● Rows from a dataset of charts and code:
====================

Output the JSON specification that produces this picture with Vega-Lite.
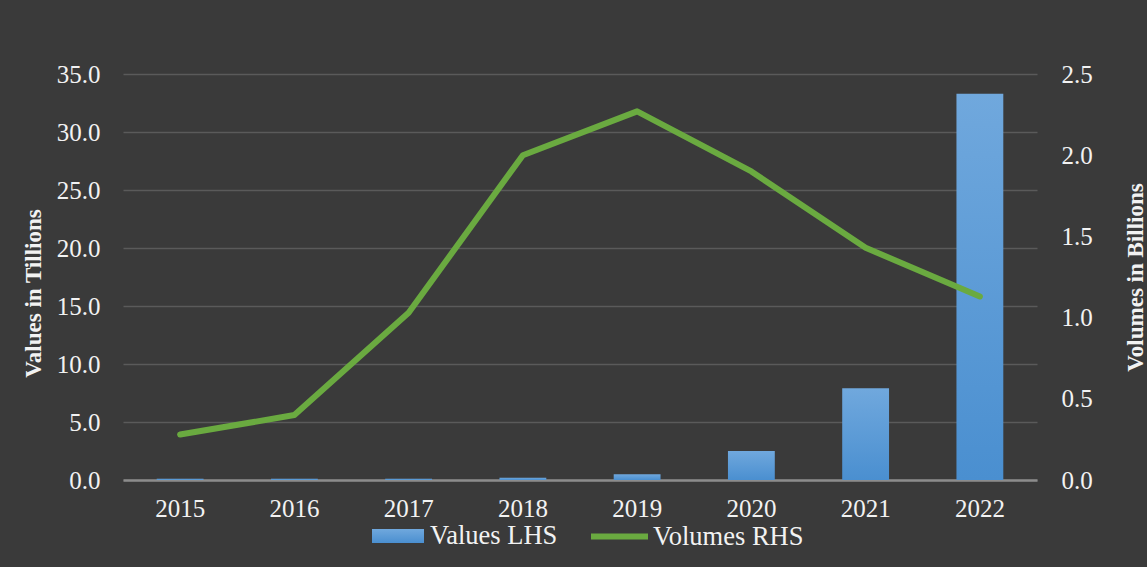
{
  "$schema": "https://vega.github.io/schema/vega-lite/v6.json",
  "autosize": {"type": "none"},
  "width": 914,
  "height": 406,
  "padding": {"left": 123, "top": 74, "right": 110, "bottom": 87},
  "background": "#3a3a3a",
  "config": {
    "view": {"stroke": null},
    "font": "Liberation Serif",
    "axis": {"labelFont": "Liberation Serif", "titleFont": "Liberation Serif", "labelColor": "#f2f2f2", "titleColor": "#f2f2f2", "labelFontSize": 25, "titleFontSize": 23, "titleFontWeight": "bold", "ticks": false},
    "legend": {"labelFont": "Liberation Serif", "labelFontSize": 26.5, "labelColor": "#f2f2f2", "title": null}
  },
  "data": {"values": [
    {"year": "2015", "values": 0.1, "volumes": 0.28},
    {"year": "2016", "values": 0.1, "volumes": 0.40},
    {"year": "2017", "values": 0.1, "volumes": 1.03},
    {"year": "2018", "values": 0.2, "volumes": 2.0},
    {"year": "2019", "values": 0.5, "volumes": 2.27},
    {"year": "2020", "values": 2.5, "volumes": 1.90},
    {"year": "2021", "values": 7.9, "volumes": 1.43},
    {"year": "2022", "values": 33.3, "volumes": 1.13}
  ]},
  "encoding": {
    "x": {"field": "year", "type": "ordinal", "scale": {"paddingInner": 0.59, "paddingOuter": 0.295},
      "axis": {"title": null, "labelAngle": 0, "labelPadding": 16, "domainColor": "#8c8c8c", "domainWidth": 2.5, "grid": false}}
  },
  "layer": [
    {
      "mark": {"type": "bar", "fill": {"gradient": "linear", "x1": 0, "y1": 0, "x2": 0, "y2": 1, "stops": [{"offset": 0, "color": "#70a8dd"}, {"offset": 1, "color": "#4a8fd0"}]}},
      "encoding": {
        "y": {"field": "values", "type": "quantitative", "scale": {"domain": [0, 35]},
          "axis": {"title": "Values in Tillions", "values": [0, 5, 10, 15, 20, 25, 30, 35], "format": ".1f", "labelPadding": 23, "titlePadding": 11, "titleY": 219, "domain": false, "grid": true, "gridColor": "#5a5a5a", "gridWidth": 1.5}},
        "opacity": {"datum": "Values LHS", "type": "nominal", "scale": {"range": [1]},
          "legend": {"orient": "none", "legendX": 249, "legendY": 436, "symbolType": "M-1,-0.27H1V0.27H-1Z", "symbolSize": 2704, "symbolFillColor": "#5b9bd5", "symbolStrokeWidth": 0, "labelOffset": 6}}
      }
    },
    {
      "mark": {"type": "line", "strokeWidth": 6, "strokeCap": "round", "strokeJoin": "round"},
      "encoding": {
        "y": {"field": "volumes", "type": "quantitative", "scale": {"domain": [0, 2.5]},
          "axis": {"title": "Volumes in Billions", "orient": "right", "values": [0, 0.5, 1, 1.5, 2, 2.5], "format": ".1f", "labelPadding": 24, "titlePadding": 32, "titleY": 203, "titleAngle": -90, "titleBaseline": "top", "domain": false, "grid": false}},
        "stroke": {"datum": "Volumes RHS", "type": "nominal", "scale": {"range": ["#6aaa40"]},
          "legend": {"orient": "none", "legendX": 465, "legendY": 431, "symbolType": "stroke", "symbolSize": 3249, "symbolStrokeWidth": 6, "labelOffset": 2}}
      }
    }
  ],
  "resolve": {"scale": {"y": "independent", "opacity": "independent", "stroke": "independent"}, "legend": {"opacity": "independent", "stroke": "independent"}}
}
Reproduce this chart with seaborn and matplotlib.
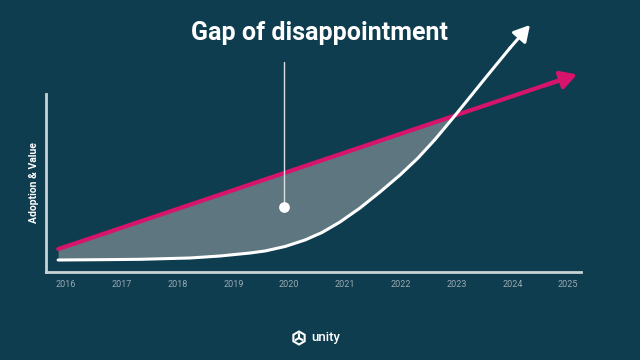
import numpy as np
import pandas as pd
import matplotlib
matplotlib.use("Agg")
import matplotlib.pyplot as plt
import seaborn as sns
from matplotlib.patches import Polygon

# ---- data ----
years = [2016, 2017, 2018, 2019, 2020, 2021, 2022, 2023, 2024, 2025]
tick_labels = [str(y) for y in years]

# expectation / value line (magenta): start and arrow tip
value_x = [2015.86, 2025.16]
value_y = [12.9, 111.0]

# adoption curve (white); last point is the arrow tip
adopt_x = [2015.857, 2016.609, 2017.326, 2018.222, 2018.760, 2019.297,
           2019.566, 2019.925, 2020.283, 2020.588, 2020.910, 2021.269,
           2021.627, 2021.986, 2022.308, 2022.613, 2022.935, 2023.545,
           2023.957, 2024.315]
adopt_y = [6.74, 6.91, 7.13, 7.87, 8.99, 10.67,
           11.80, 14.33, 17.98, 22.19, 28.09, 35.96,
           44.94, 54.49, 64.04, 74.44, 86.52, 110.11,
           125.84, 138.76]

annot_x = 2019.9
annot_dot_y = 36.5
annot_top_y = 118.0
title = "Gap of disappointment"
ylabel = "Adoption & Value"

BG = "#0e3d4f"
MAGENTA = "#d6146c"
FILL = "#5e7680"
WHITE = "#ffffff"
AXIS = "#c9d3d7"
TICK = "#9aaab2"

sns.set_theme(style="white")
plt.rcParams["font.family"] = ["Roboto", "DejaVu Sans"]

fig = plt.figure(figsize=(6.4, 3.6), dpi=100, facecolor=BG)
ax = fig.add_axes([46/640, 1-272/360, (581-46)/640, (272-94)/360])
ax.set_facecolor(BG)
ax.set_xlim(2015.64, 2025.23)
ax.set_ylim(0, 100)

# fill between curves where value > adoption
fx = np.linspace(adopt_x[0], adopt_x[-1], 800)
fa = np.interp(fx, adopt_x, adopt_y)
fv = np.interp(fx, value_x, value_y)
ax.fill_between(fx, fa, fv, where=fv >= fa, interpolate=True,
                color=FILL, lw=0, zorder=1, clip_on=False)

# magenta line + arrow
vx_end = value_x[0] + (value_x[1]-value_x[0]) * 0.97
vy_end = value_y[0] + (value_y[1]-value_y[0]) * 0.97
sns.lineplot(x=[value_x[0], vx_end], y=[value_y[0], vy_end], ax=ax,
             color=MAGENTA, lw=3.0, zorder=3, clip_on=False)
ax.annotate("", xy=(value_x[1], value_y[1]), xytext=(vx_end - 0.3, vy_end - 3.2),
            arrowprops=dict(arrowstyle="-|>,head_length=0.8,head_width=0.45",
                            color=MAGENTA, lw=3.0, shrinkA=0, shrinkB=0),
            annotation_clip=False, zorder=3)

# white adoption curve + arrow
da = pd.DataFrame({"x": adopt_x[:-1], "y": adopt_y[:-1]})
sns.lineplot(data=da, x="x", y="y", ax=ax, color=WHITE, lw=2.2,
             zorder=4, clip_on=False, sort=True)
ax.lines[-1].set_solid_joinstyle("round")
ax.annotate("", xy=(adopt_x[-1], adopt_y[-1]), xytext=(adopt_x[-2], adopt_y[-2]),
            arrowprops=dict(arrowstyle="-|>,head_length=0.8,head_width=0.45",
                            color=WHITE, lw=2.2, shrinkA=0, shrinkB=0),
            annotation_clip=False, zorder=4)

# annotation pin
ax.plot([annot_x, annot_x], [annot_dot_y, annot_top_y], color="#d8e0e3",
        lw=1.0, zorder=5, clip_on=False)
ax.scatter([annot_x], [annot_dot_y], s=60, color=WHITE, zorder=6, lw=0)

# axes styling
for s in ["top", "right"]:
    ax.spines[s].set_visible(False)
for s in ["left", "bottom"]:
    ax.spines[s].set_color(AXIS)
    ax.spines[s].set_linewidth(2.0)
ax.set_xticks(years)
ax.set_xticklabels(tick_labels, color=TICK, fontsize=6.5)
ax.set_yticks([])
ax.tick_params(axis="x", length=0, pad=6)
ax.set_xlabel("")
ax.set_ylabel(ylabel, color=WHITE, fontsize=7.5, fontweight="bold", labelpad=5)

fig.text(319.5/640, 1-33/360, title, color=WHITE, fontsize=18,
         fontweight="bold", ha="center", va="center")

# unity logo (decoration)
fig.text(311/640, 1-338/360, "unity", color=WHITE, fontsize=9.5,
         fontweight="medium", ha="left", va="center")
cx, cy, r = 299/640, 1-338/360, 6.5
hx = [cx + r*np.cos(np.deg2rad(a))/640 for a in (90, 30, -30, -90, -150, 150)]
hy = [cy + r*np.sin(np.deg2rad(a))/360 for a in (90, 30, -30, -90, -150, 150)]
fig.add_artist(Polygon(list(zip(hx, hy)), closed=True, fill=False,
                       ec=WHITE, lw=1.5, transform=fig.transFigure))
for a in (90, -30, -150):
    fig.add_artist(plt.Line2D([cx, cx + r*0.6*np.cos(np.deg2rad(a))/640],
                              [cy, cy + r*0.6*np.sin(np.deg2rad(a))/360],
                              color=WHITE, lw=1.5, transform=fig.transFigure))

fig.savefig("out.png", dpi=100, facecolor=BG)
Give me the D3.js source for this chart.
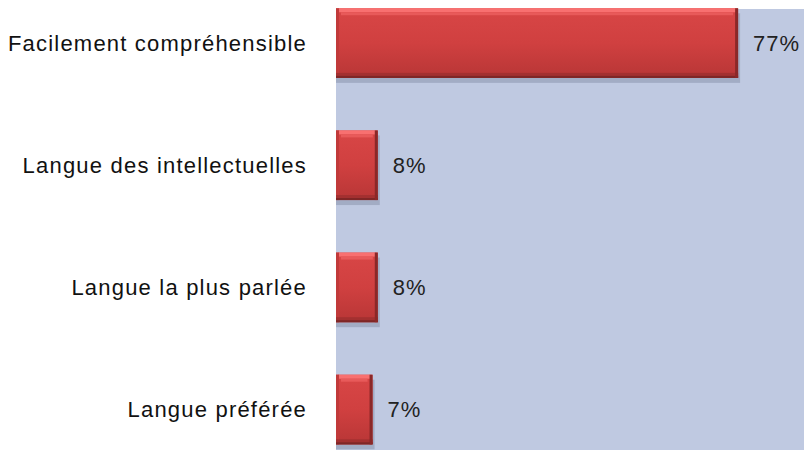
<!DOCTYPE html>
<html><head><meta charset="utf-8">
<script src="https://cdn.jsdelivr.net/npm/d3@7"></script>
<style>body{margin:0;background:#fff;}svg{display:block;}</style>
</head><body>
<svg id="c" width="804" height="450"></svg>
<script>
const categories = ["Facilement compréhensible","Langue des intellectuelles","Langue la plus parlée","Langue préférée"];
const values = [77, 8, 8, 7];
const valueLabels = ["77%","8%","8%","7%"];

const svg = d3.select("#c");
const x = d3.scaleLinear().domain([0, 90]).range([336, 806]);
const y = d3.scaleBand().domain(categories).range([-18, 470.6]).paddingInner(0.43).paddingOuter(0.215);

const defs = svg.append("defs");
const g1 = defs.append("linearGradient").attr("id","barg").attr("x1",0).attr("y1",0).attr("x2",0).attr("y2",1);
g1.append("stop").attr("offset","0").attr("stop-color","#d84646");
g1.append("stop").attr("offset","0.5").attr("stop-color","#d04040");
g1.append("stop").attr("offset","1").attr("stop-color","#b83636");

svg.append("rect").attr("x",336).attr("y",9).attr("width",804-336).attr("height",450-9).attr("fill","#bfc9e1");

const bars = svg.selectAll("g.bar").data(categories).join("g").attr("class","bar");
// shadow
bars.append("rect")
  .attr("x", x(0)).attr("y", d => y(d) + 5)
  .attr("width", (d,i) => x(values[i]) - x(0) + 2).attr("height", y.bandwidth())
  .attr("fill","#8a93ad").attr("opacity",0.55);
bars.append("rect")
  .attr("x", x(0)).attr("y", d => y(d))
  .attr("width", (d,i) => x(values[i]) - x(0)).attr("height", y.bandwidth())
  .attr("fill","url(#barg)");
// top highlight
bars.append("rect")
  .attr("x", x(0)+2).attr("y", d => y(d))
  .attr("width", (d,i) => x(values[i]) - x(0) - 4).attr("height", 4)
  .attr("fill","#f87070");
bars.append("rect")
  .attr("x", x(0)+5).attr("y", d => y(d)+4)
  .attr("width", (d,i) => x(values[i]) - x(0) - 10).attr("height", 3)
  .attr("fill","#e85a5a");
// left edge
bars.append("rect")
  .attr("x", x(0)).attr("y", d => y(d))
  .attr("width", 3).attr("height", y.bandwidth())
  .attr("fill","#c13a3a");
// bottom dark
bars.append("rect")
  .attr("x", x(0)).attr("y", d => y(d) + y.bandwidth() - 5)
  .attr("width", (d,i) => x(values[i]) - x(0)).attr("height", 5)
  .attr("fill","#a33030");
bars.append("rect")
  .attr("x", x(0)).attr("y", d => y(d) + y.bandwidth() - 2)
  .attr("width", (d,i) => x(values[i]) - x(0)).attr("height", 2)
  .attr("fill","#7e2626");
// right dark edge
bars.append("rect")
  .attr("x", (d,i) => x(values[i]) - 3).attr("y", d => y(d))
  .attr("width", 3).attr("height", y.bandwidth())
  .attr("fill","#8a2828");

// category labels
svg.selectAll("text.cat").data(categories).join("text").attr("class","cat")
  .attr("x", 307).attr("y", d => y(d) + y.bandwidth()/2)
  .attr("text-anchor","end").attr("dominant-baseline","central")
  .attr("font-family","Liberation Sans, Arial, sans-serif").attr("font-size",22)
  .attr("letter-spacing","1.2px")
  .attr("fill","#111").text(d => d);

// value labels
svg.selectAll("text.val").data(categories).join("text").attr("class","val")
  .attr("x", (d,i) => x(values[i]) + 15).attr("y", d => y(d) + y.bandwidth()/2)
  .attr("dominant-baseline","central")
  .attr("font-family","Liberation Sans, Arial, sans-serif").attr("font-size",22)
  .attr("letter-spacing","1px")
  .attr("fill","#222").text((d,i) => valueLabels[i]);
</script>
</body></html>
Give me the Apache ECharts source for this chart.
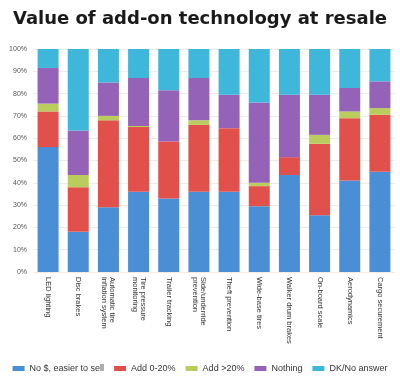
<!DOCTYPE html>
<html><head><meta charset="utf-8">
<script src="https://cdn.jsdelivr.net/npm/echarts@6/dist/echarts.min.js"></script>
<style>html,body{margin:0;padding:0;background:#fff}#c{width:400px;height:382px}</style>
</head><body><div id="c"></div>
<script>
const categories = ["LED lighting","Disc brakes","Automatic tire\ninflation system","Tire pressure\nmonitoring","Trailer tracking","Side/underride\nprevention","Theft prevention","Wide-base tires","Walker drum brakes","On-board scale","Aerodynamics","Cargo securement"];
const seriesNames = ["No $, easier to sell","Add 0-20%","Add >20%","Nothing","DK/No answer"];
const noValue   = [56, 18, 29, 36, 33, 36, 36, 29.5, 43.5, 25.5, 41, 45];
const add0to20  = [16, 20, 39, 29, 25.5, 30, 28.5, 9, 8, 32, 28, 25.5];
const addOver20 = [3.5, 5.5, 2, 0.5, 0, 2, 0, 1.5, 0, 4, 3, 3];
const nothing   = [16, 20, 15, 21.5, 23, 19, 15, 36, 28, 18, 10.5, 12];
const dkNoAns   = [8.5, 36.5, 15, 13, 18.5, 13, 20.5, 24, 20.5, 20.5, 17.5, 14.5];
const colors = ["#4a8ed6","#e2504b","#b9cc5c","#9462b6","#3eb7db"];
const allData = [noValue, add0to20, addOver20, nothing, dkNoAns];

const chart = echarts.init(document.getElementById('c'), null, {renderer:'canvas'});
chart.setOption({
  animation:false,
  backgroundColor:'#fff',
  title:{text:'Value of add-on technology at resale', left:'center', top:5,
    textStyle:{fontFamily:'DejaVu Sans', fontWeight:'bold', fontSize:18, color:'#1a1a1a'}},
  color: colors,
  legend:{bottom:4, left:'center', itemWidth:12, itemHeight:5, itemGap:10,
    icon:'rect', textStyle:{fontSize:9, color:'#333', fontFamily:'Liberation Sans'},
    data: seriesNames},
  grid:{left:33, right:5, top:49, bottom:110},
  xAxis:{type:'category', data:categories,
    axisLine:{show:false}, axisTick:{show:false},
    axisLabel:{rotate:-90, interval:0, fontSize:7.5, color:'#333', margin:5, lineHeight:8, fontFamily:'Liberation Sans'}},
  yAxis:{type:'value', min:0, max:100, interval:10,
    axisLabel:{formatter:'{value}%', fontSize:7, color:'#555', margin:6, fontFamily:'Liberation Sans'},
    splitLine:{lineStyle:{color:'#f3ebe3', width:1}}},
  series: seriesNames.map((n,i)=>({name:n, type:'bar', stack:'all', barWidth:21, data:allData[i]}))
});
</script></body></html>
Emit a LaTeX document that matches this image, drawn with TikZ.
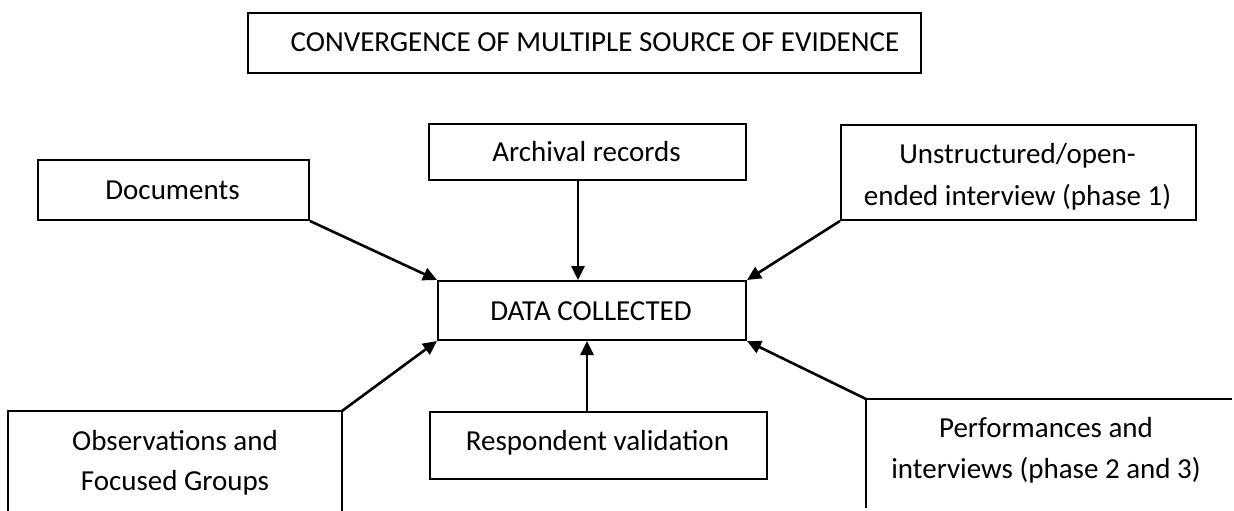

====================

● TASK TO CARRY OUT: Look above for every line with the word "document" and copy it.

● ANSWER FOR THE TASK:
const chart = echarts.init(document.getElementById('c'), null, {renderer:'canvas'});
Emit a LaTeX document that matches this image, drawn with TikZ.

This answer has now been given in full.